Nielsen’s research into 8,100 consumers in 15 African countries provides a simple snapshot of technology usage and media penetration across an extremely diverse continent
Individuals in Angola, Namibia, Kenya and Botswana are more likely to access the internet, use social media and engage with advanced mobile services than other parts of Africa according to a recent report by Neilson. They are also more likely to use IM, Skype and other online services daily. Out of 15 countries surveyed, these are described as ‘Savvy Consumers’ as opposed to ‘Simple’ or ‘Selective’ ones. Neilson also defines seven socio-economic groups and sees the key differentiator across countries surveyed as interaction with print media, mobile and online media.
The report includes case studies on three individuals, to provide a digestible overview of African consumers today. Patrick is from Nairobi in Kenya, for example and behaves just like any young, professional, consumer in Manhattan. He is passionate about gadgets, loves trying new technology and is happy to take recommendations from his extensive social media network. He is defined as a ‘Trendy Aspirant’ in a ‘Savvy Culture’.
Patrick couldn’t differ more from Nelly, who lives in Kano, Nigeria.
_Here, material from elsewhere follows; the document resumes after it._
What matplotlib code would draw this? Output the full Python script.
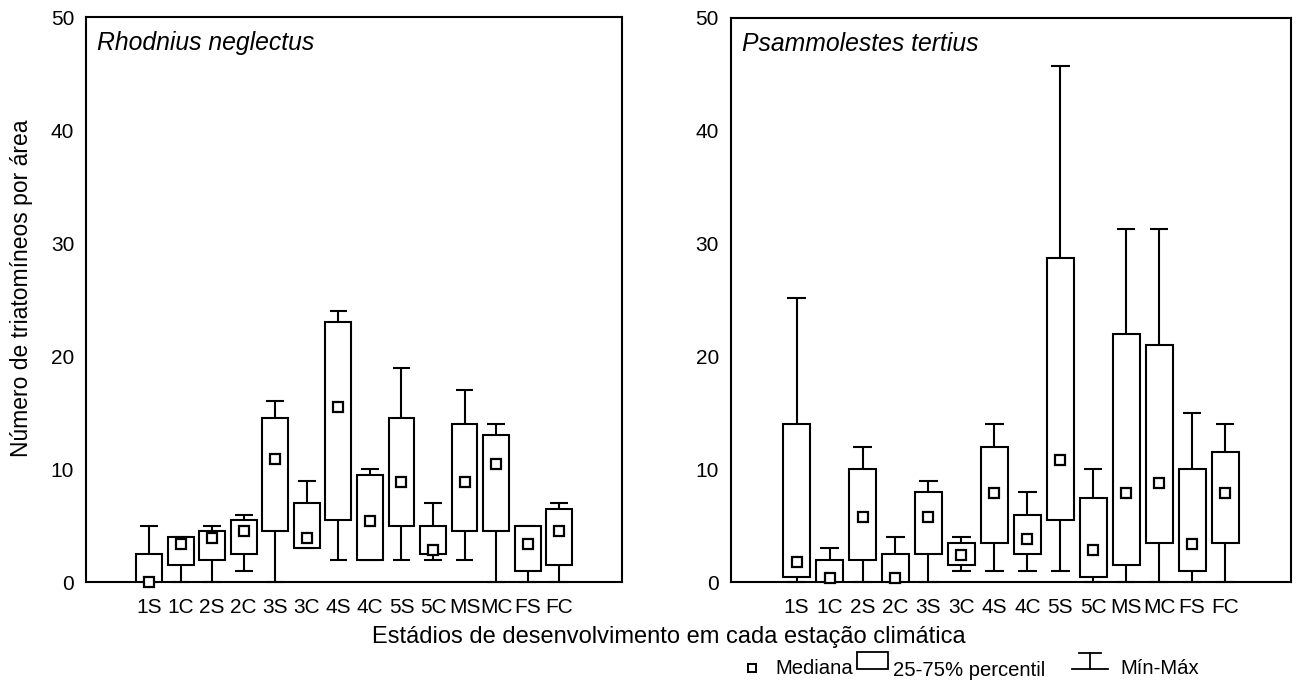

Her consuming habits are more like an archetypal 50s housewife, because although she discovers new products through TV and radio jingles, she is happiest taking recommendations from her friends and family. Nelly is identified as a ‘Balanced Senior’ in a ‘Selective Culture’. Finally there is 18-year-old Benjamin from Kinshasa in the Democratic Republic of Congo. He is an ‘Evolving Junior’ in a ‘Simple Culture’ and is like an excited child who always wants to try the next fun thing on the market. At the moment he and his friends are saving for a cool new energy drink that has received an attention-grabbing advert on the radio.
Part of the reason doing business in Africa is such a challenge for many people outside the region is because the continent is so vast and disparate. There is also often a lot of ignorance on the differences between various countries from people in the West. Although this Neilson report is a trifle simplistic and based exclusively on consumers, it does help provide a cohesive overview of the marketplace as a whole. In addition to which, it rams home the point that word of mouth is extremely important in African culture. In the ‘Savvier’ areas this extends to ‘virtual word of mouth’ but recommendations are still highlighted as more key than elsewhere in the world.
15 Countries, Three Divisions
Nielsen divides 15 sub-Saharan countries into threemain categories (see map below). These are ‘Savvy’, ‘Selective’ and ‘Simple’ and are not necessarily as you’d imagine based on the economies and importance of the countries included. The result does feel like a blanket overview, but this will be true of anything that breaks down such a large area. Ghana for example is the second largest economy in West Africa, after ‘Selective’ Nigeria, yet it is defined as ‘Simple’. Angola, which is defined as ‘Savvy’, has a huge disparity between rich and poor so this can hardly be the whole picture. Luanda is the most expensive city to live in the world yet nearly two thirds of the population live on less than $2 a day. Interestingly South Africa was not included in the study.
Seven Social Divisions
The report divides the African continent into seven clear socio-economic groups. They range from the wealthiest, ‘Progressive Affluents’ aged 30- 45 who are well-educated and make impulse purchases for quality, through to the poorest, ‘Female Conservatives’, aged 15 - 29 who lag behind in media usage aside from TV and radio. This is certainly a neat way to divide consumers and is clearly different from how a European or North American breakdown would present itself.
For anyone looking to gain an understanding of the African continent, this is unlikely to provide a definitive answer. However, this report is fairly unique and does provide an often surprising overview of the African media and technology environment as a whole.